Association between surrogate traits of drought tolerance and aflatoxin contamination in peanut cultivars under terminal drought

Authors: GIRDTHAI, T - KHON KAEN UNIVERSITY; JOGLOY, S - KHON KAEN UNIVERSITY; VORASOOT, N - KHON KAEN UNIVERSITY; AKKASAENG, C - KHON KAEN UNIVERSITY; PATANOTHAI, A - KHON KAEN UNIVERSITY; WONGKAEW, S - SURANAREE UNIV OF TECH; Holbrook, Carl - Corley

Submitted to: American Peanut Research and Education Society Proceedings
Publication Type: Abstract Only
Publication Acceptance Date: 4/15/2008
Publication Date: 1/15/2009
Citation: Girdthai, T., Jogloy, S., Vorasoot, N., Akkasaeng, C., Patanothai, A., Wongkaew, S., Holbrook Jr, C.C. 2008. Association between surrogate traits of drought tolerance and aflatoxin contamination in peanut cultivars under terminal drought. In: Proceedings of American Peanut Research and Education Society, July 15-18, 2008, Oklahoma City, Oklahoma. p. 29-30.
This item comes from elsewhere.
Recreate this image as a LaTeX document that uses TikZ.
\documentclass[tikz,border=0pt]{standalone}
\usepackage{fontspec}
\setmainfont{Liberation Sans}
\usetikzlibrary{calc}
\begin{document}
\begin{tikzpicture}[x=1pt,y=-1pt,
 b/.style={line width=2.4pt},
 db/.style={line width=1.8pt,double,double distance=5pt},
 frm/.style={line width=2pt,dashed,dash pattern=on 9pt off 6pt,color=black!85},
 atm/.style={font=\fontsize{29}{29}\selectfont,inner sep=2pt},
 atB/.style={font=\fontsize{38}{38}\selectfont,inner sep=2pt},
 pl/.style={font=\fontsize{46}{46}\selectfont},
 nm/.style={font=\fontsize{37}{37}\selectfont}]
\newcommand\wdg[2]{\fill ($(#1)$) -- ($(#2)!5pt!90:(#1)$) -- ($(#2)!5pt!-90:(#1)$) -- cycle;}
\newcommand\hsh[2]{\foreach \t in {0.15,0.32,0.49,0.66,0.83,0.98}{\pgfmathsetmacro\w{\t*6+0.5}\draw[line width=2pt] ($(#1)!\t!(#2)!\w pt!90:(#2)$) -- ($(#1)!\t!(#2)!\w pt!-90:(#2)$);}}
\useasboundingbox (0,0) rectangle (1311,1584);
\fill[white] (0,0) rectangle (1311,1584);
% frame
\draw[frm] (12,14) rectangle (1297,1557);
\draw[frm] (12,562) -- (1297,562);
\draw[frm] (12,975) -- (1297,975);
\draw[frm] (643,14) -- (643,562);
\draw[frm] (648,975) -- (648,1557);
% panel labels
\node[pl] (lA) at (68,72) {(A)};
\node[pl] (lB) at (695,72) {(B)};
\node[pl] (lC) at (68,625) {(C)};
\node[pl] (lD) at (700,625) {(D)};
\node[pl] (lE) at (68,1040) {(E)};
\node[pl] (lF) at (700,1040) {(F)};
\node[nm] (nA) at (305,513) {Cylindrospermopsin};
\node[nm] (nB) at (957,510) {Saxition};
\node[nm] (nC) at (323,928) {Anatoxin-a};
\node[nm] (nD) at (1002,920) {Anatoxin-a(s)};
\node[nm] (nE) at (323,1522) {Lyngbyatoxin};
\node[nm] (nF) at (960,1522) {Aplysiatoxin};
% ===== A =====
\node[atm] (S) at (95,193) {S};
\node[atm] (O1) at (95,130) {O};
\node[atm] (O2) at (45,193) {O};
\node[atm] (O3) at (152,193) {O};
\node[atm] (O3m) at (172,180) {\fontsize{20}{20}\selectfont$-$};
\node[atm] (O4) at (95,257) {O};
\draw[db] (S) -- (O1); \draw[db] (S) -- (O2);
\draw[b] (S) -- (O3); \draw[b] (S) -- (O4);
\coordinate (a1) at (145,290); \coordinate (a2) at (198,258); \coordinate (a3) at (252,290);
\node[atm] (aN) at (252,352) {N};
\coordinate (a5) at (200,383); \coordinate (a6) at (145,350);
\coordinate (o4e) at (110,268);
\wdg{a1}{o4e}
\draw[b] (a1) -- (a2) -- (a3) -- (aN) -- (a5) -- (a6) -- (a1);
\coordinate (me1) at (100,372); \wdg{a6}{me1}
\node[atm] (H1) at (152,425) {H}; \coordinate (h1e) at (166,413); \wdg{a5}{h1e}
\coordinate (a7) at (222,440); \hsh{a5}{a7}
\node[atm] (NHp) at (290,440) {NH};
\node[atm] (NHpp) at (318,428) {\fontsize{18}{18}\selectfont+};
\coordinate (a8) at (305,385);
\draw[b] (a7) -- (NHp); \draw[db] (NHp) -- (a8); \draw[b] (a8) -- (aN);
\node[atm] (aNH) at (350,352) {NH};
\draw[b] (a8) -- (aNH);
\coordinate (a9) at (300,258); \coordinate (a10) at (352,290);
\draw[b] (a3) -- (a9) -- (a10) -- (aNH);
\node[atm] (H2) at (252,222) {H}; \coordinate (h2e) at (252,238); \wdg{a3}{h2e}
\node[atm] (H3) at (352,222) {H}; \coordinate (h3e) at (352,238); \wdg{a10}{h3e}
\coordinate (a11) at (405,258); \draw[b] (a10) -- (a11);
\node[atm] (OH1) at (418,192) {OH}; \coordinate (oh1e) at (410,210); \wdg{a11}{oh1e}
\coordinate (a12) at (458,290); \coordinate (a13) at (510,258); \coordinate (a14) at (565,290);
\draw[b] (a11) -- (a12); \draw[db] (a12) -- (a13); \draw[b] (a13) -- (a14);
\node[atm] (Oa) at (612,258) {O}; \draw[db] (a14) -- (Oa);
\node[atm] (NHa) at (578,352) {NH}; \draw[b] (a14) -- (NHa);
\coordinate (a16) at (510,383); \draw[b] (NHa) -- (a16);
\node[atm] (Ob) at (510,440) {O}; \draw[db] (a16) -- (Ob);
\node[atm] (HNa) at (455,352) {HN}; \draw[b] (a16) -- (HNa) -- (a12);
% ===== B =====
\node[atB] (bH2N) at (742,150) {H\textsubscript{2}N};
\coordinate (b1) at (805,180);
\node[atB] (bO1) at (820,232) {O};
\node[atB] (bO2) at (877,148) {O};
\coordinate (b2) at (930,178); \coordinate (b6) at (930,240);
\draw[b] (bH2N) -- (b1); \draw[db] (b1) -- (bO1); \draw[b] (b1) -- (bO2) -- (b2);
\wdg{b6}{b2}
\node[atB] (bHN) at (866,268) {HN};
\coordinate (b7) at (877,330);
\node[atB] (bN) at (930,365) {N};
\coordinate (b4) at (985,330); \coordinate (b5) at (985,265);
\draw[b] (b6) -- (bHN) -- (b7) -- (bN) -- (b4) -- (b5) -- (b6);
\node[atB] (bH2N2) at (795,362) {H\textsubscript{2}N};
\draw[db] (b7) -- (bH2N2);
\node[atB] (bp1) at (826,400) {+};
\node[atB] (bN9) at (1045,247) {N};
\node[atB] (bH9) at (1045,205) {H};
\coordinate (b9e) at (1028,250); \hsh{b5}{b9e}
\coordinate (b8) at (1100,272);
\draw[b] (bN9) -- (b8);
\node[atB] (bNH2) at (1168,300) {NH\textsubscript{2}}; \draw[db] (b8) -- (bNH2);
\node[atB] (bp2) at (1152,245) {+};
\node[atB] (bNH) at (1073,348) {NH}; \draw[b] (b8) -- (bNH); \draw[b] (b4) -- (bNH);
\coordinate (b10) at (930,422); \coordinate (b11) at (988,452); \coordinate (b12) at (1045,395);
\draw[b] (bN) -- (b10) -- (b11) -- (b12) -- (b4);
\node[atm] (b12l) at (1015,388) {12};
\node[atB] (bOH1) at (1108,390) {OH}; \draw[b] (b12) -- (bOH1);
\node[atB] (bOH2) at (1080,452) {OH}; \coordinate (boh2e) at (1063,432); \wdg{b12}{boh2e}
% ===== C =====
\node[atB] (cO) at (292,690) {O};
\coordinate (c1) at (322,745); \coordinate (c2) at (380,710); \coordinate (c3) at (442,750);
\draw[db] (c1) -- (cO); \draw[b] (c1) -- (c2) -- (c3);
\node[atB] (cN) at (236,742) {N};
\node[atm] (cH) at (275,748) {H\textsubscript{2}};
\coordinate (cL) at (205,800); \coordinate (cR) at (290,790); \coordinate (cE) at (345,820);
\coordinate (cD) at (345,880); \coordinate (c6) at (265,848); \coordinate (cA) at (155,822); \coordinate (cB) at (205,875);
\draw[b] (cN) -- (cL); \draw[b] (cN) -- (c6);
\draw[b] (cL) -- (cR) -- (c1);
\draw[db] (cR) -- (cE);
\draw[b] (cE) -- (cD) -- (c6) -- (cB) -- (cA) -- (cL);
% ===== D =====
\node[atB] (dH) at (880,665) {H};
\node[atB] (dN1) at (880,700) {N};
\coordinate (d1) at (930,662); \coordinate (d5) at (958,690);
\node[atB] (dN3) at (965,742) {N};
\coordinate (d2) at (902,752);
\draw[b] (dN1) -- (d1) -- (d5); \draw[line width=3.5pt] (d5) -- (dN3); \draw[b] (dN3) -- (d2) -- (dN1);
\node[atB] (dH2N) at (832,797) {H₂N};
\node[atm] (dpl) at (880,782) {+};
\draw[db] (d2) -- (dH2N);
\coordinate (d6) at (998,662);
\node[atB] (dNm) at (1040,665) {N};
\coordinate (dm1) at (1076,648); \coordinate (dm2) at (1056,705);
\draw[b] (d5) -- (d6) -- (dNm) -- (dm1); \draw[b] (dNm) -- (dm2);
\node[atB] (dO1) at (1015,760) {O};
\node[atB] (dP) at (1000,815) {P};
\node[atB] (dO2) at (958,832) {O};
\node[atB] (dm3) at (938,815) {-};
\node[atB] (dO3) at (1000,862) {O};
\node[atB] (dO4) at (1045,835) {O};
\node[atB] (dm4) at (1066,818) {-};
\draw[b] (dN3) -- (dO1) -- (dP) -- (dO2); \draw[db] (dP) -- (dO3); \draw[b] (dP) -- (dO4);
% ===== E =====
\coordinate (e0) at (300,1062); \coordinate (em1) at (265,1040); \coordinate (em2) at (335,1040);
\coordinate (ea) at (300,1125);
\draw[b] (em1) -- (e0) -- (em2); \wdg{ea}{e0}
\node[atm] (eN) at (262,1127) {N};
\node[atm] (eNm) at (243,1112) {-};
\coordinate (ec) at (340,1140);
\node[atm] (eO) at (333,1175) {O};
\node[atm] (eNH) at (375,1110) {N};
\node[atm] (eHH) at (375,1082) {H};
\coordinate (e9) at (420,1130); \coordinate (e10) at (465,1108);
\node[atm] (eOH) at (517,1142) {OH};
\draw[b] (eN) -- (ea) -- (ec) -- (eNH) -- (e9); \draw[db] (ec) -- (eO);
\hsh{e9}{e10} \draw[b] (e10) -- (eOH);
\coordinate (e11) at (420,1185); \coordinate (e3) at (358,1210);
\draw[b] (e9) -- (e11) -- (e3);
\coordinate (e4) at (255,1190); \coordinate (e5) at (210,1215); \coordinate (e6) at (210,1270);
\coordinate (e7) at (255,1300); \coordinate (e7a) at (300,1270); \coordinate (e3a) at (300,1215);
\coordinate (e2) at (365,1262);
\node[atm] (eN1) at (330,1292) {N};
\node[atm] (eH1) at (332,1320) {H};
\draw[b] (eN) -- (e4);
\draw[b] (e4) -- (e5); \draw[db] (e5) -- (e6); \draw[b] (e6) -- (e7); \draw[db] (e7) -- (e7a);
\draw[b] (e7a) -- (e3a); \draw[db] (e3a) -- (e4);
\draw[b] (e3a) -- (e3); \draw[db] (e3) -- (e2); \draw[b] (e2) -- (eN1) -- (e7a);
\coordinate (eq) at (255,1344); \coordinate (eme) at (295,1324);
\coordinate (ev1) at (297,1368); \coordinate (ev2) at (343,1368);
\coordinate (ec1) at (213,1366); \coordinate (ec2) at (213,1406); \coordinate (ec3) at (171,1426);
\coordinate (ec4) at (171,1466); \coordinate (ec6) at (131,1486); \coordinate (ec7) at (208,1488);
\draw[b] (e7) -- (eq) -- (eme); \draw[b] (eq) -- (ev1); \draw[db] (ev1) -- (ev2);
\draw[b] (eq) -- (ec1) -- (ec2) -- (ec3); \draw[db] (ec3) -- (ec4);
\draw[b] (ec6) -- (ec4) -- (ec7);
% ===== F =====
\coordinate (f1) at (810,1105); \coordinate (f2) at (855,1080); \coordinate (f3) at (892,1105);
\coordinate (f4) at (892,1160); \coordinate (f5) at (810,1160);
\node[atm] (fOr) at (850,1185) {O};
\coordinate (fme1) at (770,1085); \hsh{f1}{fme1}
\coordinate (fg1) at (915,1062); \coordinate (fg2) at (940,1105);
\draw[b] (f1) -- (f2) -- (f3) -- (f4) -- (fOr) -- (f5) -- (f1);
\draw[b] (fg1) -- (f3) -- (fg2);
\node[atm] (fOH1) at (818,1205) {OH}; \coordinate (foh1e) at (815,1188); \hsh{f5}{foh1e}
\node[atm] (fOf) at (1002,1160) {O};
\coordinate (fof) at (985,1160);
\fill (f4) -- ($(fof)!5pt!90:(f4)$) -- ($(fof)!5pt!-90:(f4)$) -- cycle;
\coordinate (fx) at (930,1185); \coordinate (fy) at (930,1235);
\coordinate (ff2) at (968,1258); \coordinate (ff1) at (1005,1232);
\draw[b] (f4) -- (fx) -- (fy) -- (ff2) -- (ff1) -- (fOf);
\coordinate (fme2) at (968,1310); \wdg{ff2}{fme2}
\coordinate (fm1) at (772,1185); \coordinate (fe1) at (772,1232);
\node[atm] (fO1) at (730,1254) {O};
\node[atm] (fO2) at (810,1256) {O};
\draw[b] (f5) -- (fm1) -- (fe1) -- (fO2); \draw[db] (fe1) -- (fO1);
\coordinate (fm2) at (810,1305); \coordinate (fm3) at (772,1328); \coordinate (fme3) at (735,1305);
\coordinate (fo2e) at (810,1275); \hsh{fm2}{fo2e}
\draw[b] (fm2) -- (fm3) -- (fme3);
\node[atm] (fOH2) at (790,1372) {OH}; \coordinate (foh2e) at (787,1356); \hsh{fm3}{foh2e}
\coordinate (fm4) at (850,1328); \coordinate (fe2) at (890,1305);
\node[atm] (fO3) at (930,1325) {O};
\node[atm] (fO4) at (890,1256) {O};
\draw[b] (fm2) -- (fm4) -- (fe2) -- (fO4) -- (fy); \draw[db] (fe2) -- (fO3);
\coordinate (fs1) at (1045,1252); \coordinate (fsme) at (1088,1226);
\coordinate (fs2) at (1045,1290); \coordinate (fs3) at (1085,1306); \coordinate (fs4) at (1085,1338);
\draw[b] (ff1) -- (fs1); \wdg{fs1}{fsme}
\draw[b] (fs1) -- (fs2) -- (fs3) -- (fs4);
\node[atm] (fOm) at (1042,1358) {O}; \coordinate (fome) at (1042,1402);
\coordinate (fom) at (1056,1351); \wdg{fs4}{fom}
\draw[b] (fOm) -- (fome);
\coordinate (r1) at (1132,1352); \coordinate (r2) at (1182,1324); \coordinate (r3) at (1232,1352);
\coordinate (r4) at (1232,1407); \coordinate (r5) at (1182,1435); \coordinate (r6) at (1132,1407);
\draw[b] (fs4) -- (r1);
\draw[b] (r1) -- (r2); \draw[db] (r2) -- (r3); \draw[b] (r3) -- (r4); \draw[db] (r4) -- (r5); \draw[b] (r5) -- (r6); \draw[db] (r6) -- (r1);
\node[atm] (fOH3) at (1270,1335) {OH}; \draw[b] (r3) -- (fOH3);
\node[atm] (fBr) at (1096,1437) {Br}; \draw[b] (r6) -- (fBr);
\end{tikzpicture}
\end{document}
Interpretive Summary: not required

Technical Abstract: Terminal drought induces pre-harvest aflatoxin contamination (PAC). Drought resistance traits are promising as indirect selection tools for improving resistance to PAC. The objectives of this study were to determine the effects of terminal drought on Aspergillus invasion and aflatoxin contamination and to investigate the association between surrogate traits of drought tolerance and aflatoxin contamination. Field tests under rainout shelters were conducted in the dry seasons 2004/05 and 2005/06. A split-plot design with four replications was used. Two water regimes (field capacity (FC) and 1/3 available soil water at 80 day after emergence to harvest (AW)) were assigned in main plots, and eleven peanut genotypes were assigned in subplots. Data were recorded for relative water content (RWC), chlorophyll density, specific leaf area (SLA), pod yield, drought tolerance index (DTI), A. flavus infection and aflatoxin contamination. Traits related to drought resistance were associated well with those related to aflatoxin contamination under drought conditions but not under well-watered conditions. Negative and significant associations between DTI and aflatoxin contamination and between DTI and A. flavus infection indicated that increasing drought tolerance resulted in reduced aflatoxin contamination. High and positive correlations between SLA and aflatoxin contamination indicated that greater leaf thickness was associated with reduced PAC. Although weakly significant, there were negative correlations between chlorophyll density and aflatoxin contamination. The relationships were rather consistent across seasons. Multiple correlation coefficients between drought tolerance traits and aflatoxin contamination were much stronger than correlations for individual traits, and A. flavus infection alone accounted for the majority of the correlation coefficients, indicating synergistic contribution of the traits to aflatoxin contamination. Breeding peanut for resistance to PAC is very difficult, and progress has been slow. Breeding for drought tolerance using these traits as selection criteria may help to accelerate progress in developing resistance to PAC. Tifton-8 was identified as the genotype with low A. flavus infection and aflatoxin contamination.